R. David Ranson calls his economic forecasting method a ``pure discovery, a complete accident.'' Whatever it is, Mr. Ranson and his partners at H. C. Wainwright & Co. Economics, a Boston consulting firm, have used this method to forecast the economy with extraordinary accuracy since he came upon it in 1979.
They correctly forecast the last recession. They predicted the subsequent recovery, including the rapid growth in 1984 and the slow growth in '85.
At this moment, they figure the economy will grow on average at a 5 percent real rate this year and next. In other words, they see ``a return to supernormal growth.''
That growth rate is far above the ``consensus'' or average forecast of most economists of about 3 percent.
Mr. Wainwright's reputation as a forecaster has prompted slightly more than 100 institutional investors, managing perhaps $100 billion altogether, to subscribe to the service. Most pay through ``brokerage'' -- they instruct brokers carrying out stock transactions for their institutional portfolios to pass on a portion of their fees to Wainwright.

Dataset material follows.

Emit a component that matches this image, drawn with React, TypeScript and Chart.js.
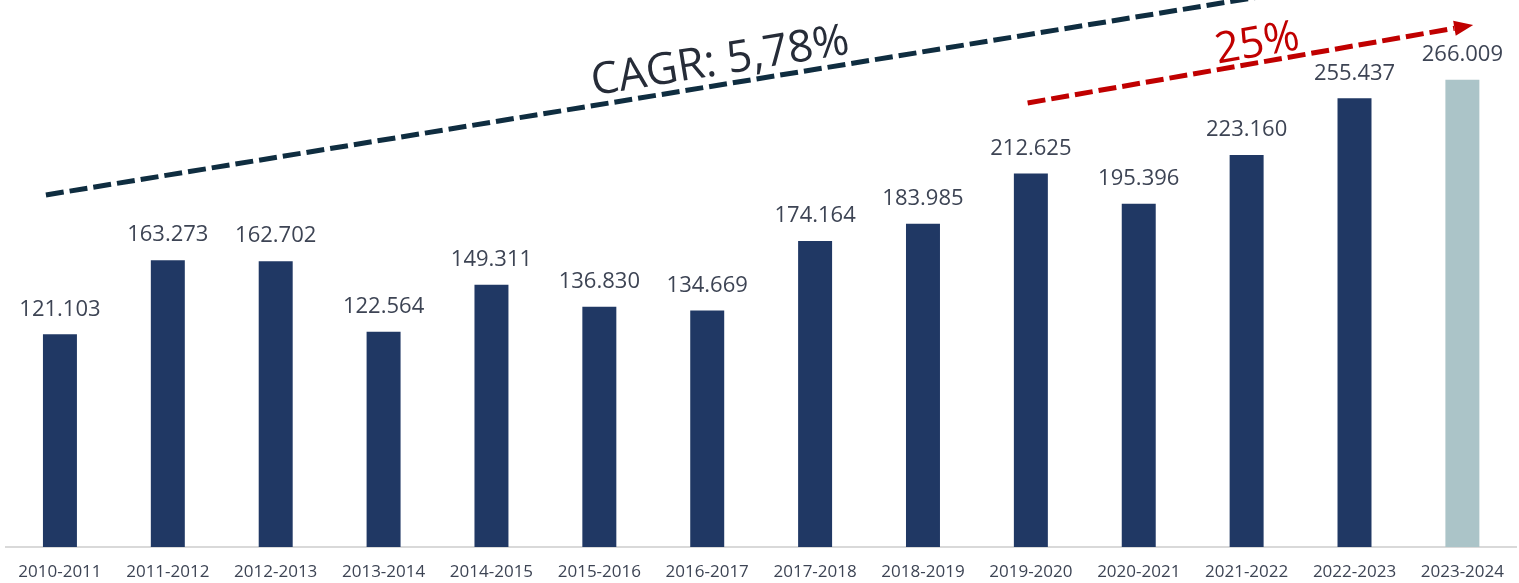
import React, { useEffect, useRef } from "react";
import { Chart, registerables } from "chart.js";

Chart.register(...registerables);

const categories = [
  "2010-2011", "2011-2012", "2012-2013", "2013-2014", "2014-2015", "2015-2016", "2016-2017",
  "2017-2018", "2018-2019", "2019-2020", "2020-2021", "2021-2022", "2022-2023", "2023-2024",
];
const values = [
  121103, 163273, 162702, 122564, 149311, 136830, 134669,
  174164, 183985, 212625, 195396, 223160, 255437, 266009,
];
const labels = [
  "121.103", "163.273", "162.702", "122.564", "149.311", "136.830", "134.669",
  "174.164", "183.985", "212.625", "195.396", "223.160", "255.437", "266.009",
];
const barColors = [
  "#203864", "#203864", "#203864", "#203864", "#203864", "#203864", "#203864",
  "#203864", "#203864", "#203864", "#203864", "#203864", "#203864", "#abc4c8",
];

// trend annotations in data coordinates (category index, value)
const cagrLine = { fromIndex: -0.13, fromValue: 200400, toIndex: 11.5, toValue: 317000 };
const cagrText = { text: "CAGR: 5,78%", index: 6.12, value: 276100 };
const growthArrow = { fromIndex: 8.97, fromValue: 252760, toIndex: 13.1, toValue: 297170 };
const growthText = { text: "25%", index: 11.1, value: 286300 };

const FONT = "'Open Sans', sans-serif";

const labelPlugin = {
  id: "barLabels",
  afterDatasetsDraw(chart: any) {
    const ctx = chart.ctx;
    const meta = chart.getDatasetMeta(0);
    ctx.save();
    ctx.font = `22px ${FONT}`;
    ctx.fillStyle = "#3d4454";
    ctx.textAlign = "center";
    ctx.textBaseline = "middle";
    meta.data.forEach((bar: any, i: number) => {
      ctx.fillText(labels[i], bar.x, bar.y - 25);
    });
    ctx.restore();
  },
};

const annotationPlugin = {
  id: "trendAnnotations",
  afterDatasetsDraw(chart: any) {
    const ctx = chart.ctx;
    const xs = chart.scales.x;
    const ys = chart.scales.y;
    const px = (i: number) => xs.getPixelForValue(i);
    const py = (v: number) => ys.getPixelForValue(v);
    ctx.save();

    // CAGR dashed line
    const x1 = px(cagrLine.fromIndex), y1 = py(cagrLine.fromValue);
    const x2 = px(cagrLine.toIndex), y2 = py(cagrLine.toValue);
    ctx.strokeStyle = "#0f2d40";
    ctx.lineWidth = 5;
    ctx.setLineDash([18, 6]);
    ctx.lineCap = "butt";
    ctx.beginPath();
    ctx.moveTo(x1, y1);
    ctx.lineTo(x2, y2);
    ctx.stroke();
    const a1 = Math.atan2(y2 - y1, x2 - x1);

    ctx.save();
    ctx.translate(px(cagrText.index), py(cagrText.value));
    ctx.rotate(a1);
    ctx.setLineDash([]);
    ctx.font = `44px ${FONT}`;
    ctx.fillStyle = "#262c38";
    ctx.textAlign = "center";
    ctx.textBaseline = "middle";
    ctx.fillText(cagrText.text, 0, 0);
    ctx.restore();

    // red arrow
    const r1x = px(growthArrow.fromIndex), r1y = py(growthArrow.fromValue);
    const r2x = px(growthArrow.toIndex), r2y = py(growthArrow.toValue);
    const a2 = Math.atan2(r2y - r1y, r2x - r1x);
    const head = 19;
    const bx = r2x - head * Math.cos(a2), by = r2y - head * Math.sin(a2);
    ctx.strokeStyle = "#c00000";
    ctx.fillStyle = "#c00000";
    ctx.lineWidth = 5;
    ctx.setLineDash([18, 6]);
    ctx.beginPath();
    ctx.moveTo(r1x, r1y);
    ctx.lineTo(bx, by);
    ctx.stroke();
    ctx.setLineDash([]);
    const hw = 7.5;
    ctx.beginPath();
    ctx.moveTo(r2x, r2y);
    ctx.lineTo(bx + hw * Math.sin(a2), by - hw * Math.cos(a2));
    ctx.lineTo(bx - hw * Math.sin(a2), by + hw * Math.cos(a2));
    ctx.closePath();
    ctx.fill();

    ctx.save();
    ctx.translate(px(growthText.index), py(growthText.value));
    ctx.rotate(a2);
    ctx.font = `43px ${FONT}`;
    ctx.fillStyle = "#c00000";
    ctx.textAlign = "center";
    ctx.textBaseline = "middle";
    ctx.fillText(growthText.text, 0, 0);
    ctx.restore();

    ctx.restore();
  },
};

export default function App() {
  const ref = useRef<HTMLCanvasElement | null>(null);
  useEffect(() => {
    if (!ref.current) return;
    const chart = new Chart(ref.current, {
      type: "bar",
      data: {
        labels: categories,
        datasets: [
          {
            data: values,
            backgroundColor: barColors,
            borderWidth: 0,
            categoryPercentage: 1,
            barPercentage: 0.315,
          },
        ],
      },
      options: {
        animation: false,
        responsive: true,
        maintainAspectRatio: false,
        layout: { padding: { top: 20, left: 6, right: 0, bottom: 0 } },
        plugins: { legend: { display: false }, tooltip: { enabled: false } },
        scales: {
          x: {
            grid: { display: false, drawTicks: false },
            border: { display: true, color: "#d9d9d9", width: 2 },
            ticks: {
              color: "#3d4454",
              font: { family: FONT, size: 17 },
              padding: 15,
              maxRotation: 0,
              autoSkip: false,
            },
            afterFit: (scale: any) => {
              scale.height = 36;
            },
          },
          y: {
            display: false,
            min: 0,
            max: 300000,
          },
        },
      },
      plugins: [labelPlugin, annotationPlugin],
    });
    return () => chart.destroy();
  }, []);
  return (
    <div style={{ position: "fixed", left: 0, top: 0, width: 1519, height: 583, background: "#fff" }}>
      <canvas ref={ref} />
    </div>
  );
}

What Ranson ``discovered'' in 1979 is that by examining interest rate futures, especially for three-month Treasury bills, he could use an econometric model to predict the economy 18 months or so ahead. Its accuracy proved out very soon. But he had no economic theory as to why the model succeeded. He worked that out with his colleagues later.
A key part of the theory is what Ranson terms ``incentive economics.'' It holds that economic behavior is governed by the anticipated returns to effort and sacrifice. If ``work'' offers a favorable financial return, an individual will give up some leisure to work. The balance between work and leisure will be affected by changes or anticipated changes in taxes, inflation, etc.
An increase in interest rate futures may imply bad news in the future: for instance, higher inflation. So activity will step up now and drop off in the future.
Because financial markets are ``efficient'' -- that is, they reflect known information fully and without bias -- these markets in Treasury-bill futures reflect the collective wisdom of those active in them.
``It is safer to be an empiricist than a Keynesian, a monetarist, or anything else,'' said Mr. Ranson, speaking of prominent schools of economic thought. ``The economic evidence of these theories is always ambiguous. But there is sufficient evidence to confirm any theory if the adherent is sufficiently flexible.''
Monetarists, for example, hold that after a lag, the economy will follow shifts in the growth rate of money. Ranson concedes money is important to the economy. ``The trouble is that money is inscrutable.''
He maintains that money is hard to measure, because many financial instruments, in addition to checking accounts and currency (the usual definition of money), can be used as money when demand is sufficient. People can use Eurodollar deposits or trade credits, or else issue their own debts, such as junk bonds, and all these forms of credit can have an effect on economic activity.
Ranson's own model uses interest rates rather than money. Individuals cannot control interest rates as they can generate credit, he says. So he regards interest rates as a more suitable base for forecasting.
Wainwright does not attempt to make quarterly forecasts, as many economists do. But its annual forecast is updated each month and published each quarter. If interest rates change, the forecast will change. No personal judgment is added to the forecast of the model.
Ranson says institutional customers realize that people's expectations about the economy change and that this influences the economy. In mid-1984, for instance, the model forecast 4 percent growth in 1985. By the end of the year it was forecasting 2.5 percent, close to the actual 2.2 percent for that year.
As for this year, the Wainwright model predicts strong sales in housing, motor vehicles, and other consumer durables, nondurables, and services. But it holds that industrial and commercial construction will decline.
As for stocks, Ranson sees only a 50 percent probability they'll outperform Treasury bills the next 12 months. Last June his model had that as 85 percent likely.